Con riguardo specifico alla clausola contenuta in un contratto di assicurazione, “che preveda una perizia contrattuale (con il deferimento ad un collegio di esperti di accertamenti da farsi in base a regole tecniche e con l’impegno ad accettarne le conclusioni come diretta espressione della volontà dei contraenti)” la Cassazione ha conseguentemente individuato come “insita la temporanea rinunzia alla tutela giurisdizionale dei diritti nascenti dal rapporto contrattuale, nel senso che, prima e durante il corso della procedura contrattualmente prevista, le parti stesse non possono proporre davanti al giudice le azioni derivanti dal suddetto rapporto” (così, in motivazione, Cass., 17 dicembre 2010, n. 25643; Cass., 18 dicembre 1999, n. 14302; Cass., 29 novembre 1999, n. 13339; Cass., 26 febbraio 1999, n. 1680).
Così evidenziate le divergenti posizioni della giurisprudenza di legittimità sul tema, non ci resta che attendere la pronuncia del massimo organo di nomofilachia.

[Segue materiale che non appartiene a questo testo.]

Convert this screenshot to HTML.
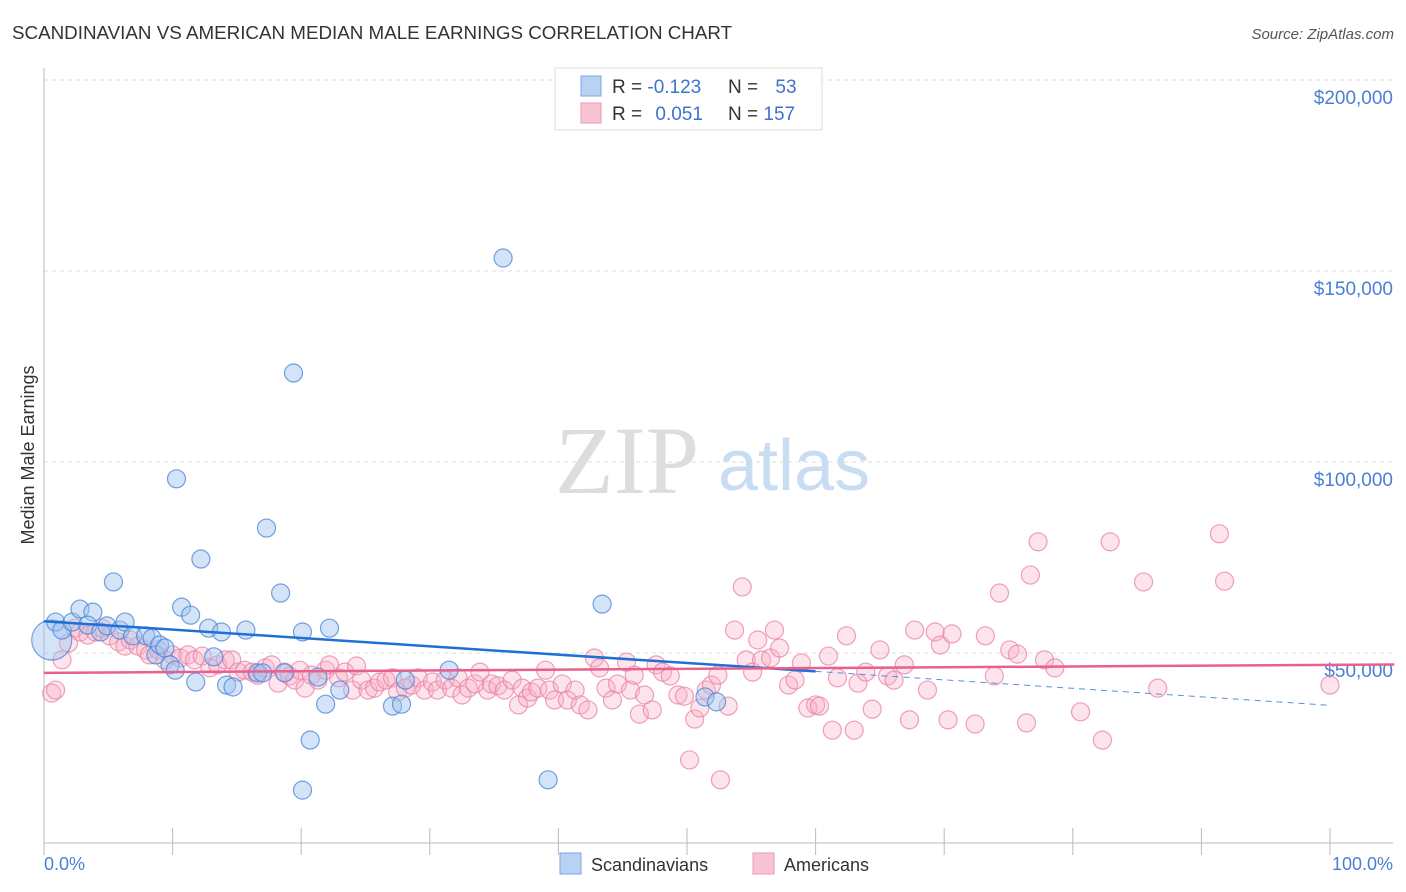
<!DOCTYPE html>
<html><head><meta charset="utf-8">
<style>
body{margin:0;background:#fff;font-family:"Liberation Sans",sans-serif;}
#wrap{position:relative;width:1406px;height:892px;overflow:hidden;}
</style></head>
<body>
<div id="wrap">
<svg id="chart" width="1406" height="892" xmlns="http://www.w3.org/2000/svg">
<text x="12" y="39" font-size="18.8" fill="#333">SCANDINAVIAN VS AMERICAN MEDIAN MALE EARNINGS CORRELATION CHART</text>
<text x="1394" y="39" font-size="15" fill="#555" font-style="italic" text-anchor="end">Source: ZipAtlas.com</text>
<text x="555" y="493" font-size="96" fill="#ddd" font-family="Liberation Serif,serif">ZIP</text>
<text x="718" y="490" font-size="72" fill="#c8dcf2">atlas</text>
<text transform="translate(34,455) rotate(-90)" font-size="18" fill="#333" text-anchor="middle">Median Male Earnings</text>
<g id="grid"></g><g id="axes"></g><g id="pinkPts"></g><g id="bluePts"></g><g id="trends"></g>
<text x="44" y="870" font-size="18" fill="#4a7fd4">0.0%</text>
<text x="1393" y="870" font-size="18" fill="#4a7fd4" text-anchor="end">100.0%</text>
<g>
<rect x="560" y="853" width="21" height="21" fill="#b8d2f4" stroke="#7aa5e0"/>
<text x="591" y="871" font-size="18" fill="#333">Scandinavians</text>
<rect x="753" y="853" width="21" height="21" fill="#f8c4d4" stroke="#e99ab2"/>
<text x="784" y="871" font-size="18" fill="#333">Americans</text>
</g>
<g>
<rect x="555" y="68" width="267" height="62" fill="#fff" stroke="#ddd"/>
<rect x="581" y="76" width="20" height="20" fill="#b8d2f4" stroke="#7aa5e0"/>
<rect x="581" y="103" width="20" height="20" fill="#f8c4d4" stroke="#e99ab2"/>
<text x="612" y="93" font-size="19" fill="#333">R = <tspan fill="#3d73cf">-0.123</tspan></text>
<text x="728" y="93" font-size="19" fill="#333">N = <tspan fill="#3d73cf" dx="12">53</tspan></text>
<text x="612" y="120" font-size="19" fill="#333">R = <tspan fill="#3d73cf" dx="8">0.051</tspan></text>
<text x="728" y="120" font-size="19" fill="#333">N = <tspan fill="#3d73cf">157</tspan></text>
</g>
</svg>
</div>
<script>
const yTicks=[50000,100000,150000,200000];
const yTickLabels=["$50,000","$100,000","$150,000","$200,000"];
const blueX=[0.6,0.9,1.4,2.2,2.8,3.8,3.4,4.4,4.9,5.4,5.9,6.3,6.9,7.9,8.4,8.7,9.0,9.4,9.8,10.3,10.7,11.4,11.8,12.2,12.8,13.2,13.8,14.2,14.7,15.7,16.6,17.3,18.4,18.7,19.4,20.1,20.7,20.1,21.3,21.9,22.2,23.0,27.1,27.8,28.1,31.5,35.7,39.2,43.4,51.4,52.3,17.0,10.2];
const blueY=[53.4,58.1,56.0,58.1,61.5,60.7,57.3,55.5,57.1,68.6,56.0,58.1,54.5,54.5,53.9,49.5,52.1,51.3,46.9,95.6,62.0,59.9,42.4,74.6,56.5,49.0,55.5,41.6,41.1,56.0,44.8,82.7,65.7,44.8,123.3,55.5,27.2,14.1,43.7,36.6,56.5,40.3,36.1,36.6,42.9,45.5,153.4,16.8,62.8,38.5,37.2,44.8,45.5];
const pinkX=[0.6,0.9,1.4,1.9,2.4,2.8,3.4,4.0,4.5,5.1,5.8,6.3,6.7,7.3,7.9,8.2,8.9,9.4,10.0,10.6,11.2,11.7,12.3,12.9,13.5,14.1,14.6,15.1,15.6,16.2,16.6,17.2,17.7,18.2,18.7,19.1,19.5,19.9,20.3,20.8,21.3,21.9,22.2,22.9,23.4,24.0,24.3,24.7,25.2,25.7,26.1,26.6,27.1,27.5,28.1,28.6,29.1,29.6,30.2,30.6,31.2,31.7,32.2,32.5,33.0,33.5,33.9,34.5,34.8,35.3,35.8,36.4,36.9,37.2,37.6,37.9,38.4,39.0,39.3,39.7,40.3,40.7,41.3,41.7,42.3,42.8,43.2,43.7,44.2,44.6,45.3,45.6,45.9,46.3,46.7,47.3,47.6,48.1,48.7,49.3,49.8,50.2,50.6,51.0,51.5,51.9,52.4,52.6,53.2,53.7,54.3,54.6,55.1,55.5,55.8,56.5,56.8,57.2,57.9,58.4,58.9,59.4,60.0,60.3,61.0,61.3,61.7,62.4,63.0,63.3,63.9,64.4,65.0,65.6,66.1,66.9,67.3,67.7,68.7,69.3,69.7,70.3,70.6,72.4,73.2,73.9,74.3,75.1,75.7,76.4,76.7,77.3,77.8,78.6,80.6,82.3,82.9,85.5,86.6,91.4,91.8,100];
const pinkY=[39.5,40.3,48.2,52.6,56.5,55.5,54.7,55.5,56.5,54.5,52.9,51.8,53.4,51.8,50.8,49.5,50.8,48.2,49.5,48.7,49.5,48.2,49.2,46.1,46.9,48.2,48.2,45.0,45.5,45.0,44.2,46.1,46.9,42.1,45.0,44.0,42.9,45.5,40.8,44.2,42.9,45.5,46.9,43.5,45.0,40.3,46.6,42.9,40.3,40.8,42.4,42.9,43.5,39.8,40.8,41.6,43.5,40.3,42.4,40.3,42.9,40.8,43.5,39.0,40.8,41.9,45.0,40.3,41.9,41.4,40.3,42.9,36.4,40.8,38.2,39.8,40.8,45.5,40.3,37.7,41.9,37.7,40.3,36.4,35.1,48.7,46.1,40.8,37.7,41.9,47.6,40.3,44.2,34.0,39.0,35.1,46.9,45.0,44.0,39.0,38.7,22.0,32.7,35.6,40.3,41.6,44.2,16.8,36.1,56.0,67.3,48.2,45.0,53.4,48.2,48.7,56.0,51.3,41.6,42.9,47.4,35.6,36.4,36.1,49.2,29.8,43.5,54.5,29.8,42.1,45.0,35.3,50.8,44.0,42.9,46.9,32.5,56.0,40.3,55.5,52.1,32.5,55.0,31.4,54.5,44.0,65.7,50.8,49.7,31.7,70.4,79.1,48.2,46.1,34.6,27.2,79.1,68.6,40.8,81.2,68.8,41.6];
const blueTrend=[58.3,45.2,36.3]; // at 0%, 60%, 100%
const pinkTrend=[44.8,47.0]; // at 0%, 105%
const NS="http://www.w3.org/2000/svg";
function xs(p){return 44+p*12.86;}
function ys(k){return 653-(k*1000-50000)*191/50000;}
function mk(tag,attrs,parent){const e=document.createElementNS(NS,tag);for(const k in attrs)e.setAttribute(k,attrs[k]);parent.appendChild(e);return e;}
const grid=document.getElementById('grid'),axes=document.getElementById('axes');
const gt=mk('line',{x1:44,x2:1393,y1:80,y2:80,stroke:'#ddd','stroke-dasharray':'4,4'},grid);


yTicks.forEach((v,i)=>{const y=ys(v/1000);
const l=mk('line',{x1:44,x2:1393,y1:y,y2:y,stroke:'#ddd','stroke-dasharray':'4,4'},grid);


const t=mk('text',{x:1393,y:y+24,'font-size':19,fill:'#4a7fd4','text-anchor':'end'},axes);
t.textContent=yTickLabels[i];

});
const ya=mk('line',{x1:44,x2:44,y1:68,y2:843,stroke:'#bbb'},axes);


const xa=mk('line',{x1:44,x2:1393,y1:843,y2:843,stroke:'#bbb'},axes);


for(let i=0;i<=10;i++){const tk=mk('line',{x1:xs(i*10),x2:xs(i*10),y1:828,y2:855,stroke:'#bbb'},axes);

}
const pg=document.getElementById('pinkPts');
pinkX.forEach((x,i)=>{const c=mk('circle',{cx:xs(x),cy:ys(pinkY[i]),r:9,fill:'rgba(248,175,198,0.35)',stroke:'rgba(232,130,165,0.75)','stroke-width':1.2},pg);

});
const bg=document.getElementById('bluePts');
blueX.forEach((x,i)=>{const c=mk('circle',{cx:xs(x),cy:ys(blueY[i]),r:i==0?20:9,fill:'rgba(160,196,240,0.45)',stroke:'rgba(70,130,215,0.75)','stroke-width':1.2},bg);

});
const tg=document.getElementById('trends');
const b1=mk('line',{x1:xs(0),y1:ys(blueTrend[0]),x2:xs(60),y2:ys(blueTrend[1]),stroke:'#1f6fd6','stroke-width':2.5},tg);


const b2=mk('line',{x1:xs(60),y1:ys(blueTrend[1]),x2:xs(100),y2:ys(blueTrend[2]),stroke:'#5b8fd9','stroke-width':1,'stroke-dasharray':'6,5'},tg);


const p1=mk('line',{x1:xs(0),y1:ys(pinkTrend[0]),x2:xs(105),y2:ys(pinkTrend[1]),stroke:'#e8608c','stroke-width':2.5},tg);


</script>
</body></html>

Per quanto concerne i riflessi che tale decisione è destinata a esercitare sul caso di specie, solo riconoscendo alla perizia contrattuale natura di “arbitrato tecnico” diviene possibile predicarne l’idoneità a paralizzare il corso della prescrizione – questione, come visto, rivelatasi dirimente nel caso di specie, avendo fondato la pronuncia di accoglimento della domanda attorea -, idoneità insita, secondo il costante insegnamento della Cassazione, nella temporanea rinunzia alla tutela giurisdizionale dei diritti nascenti dal rapporto contrattuale (sul punto, Cass., 9 aprile 2009, n. 8674).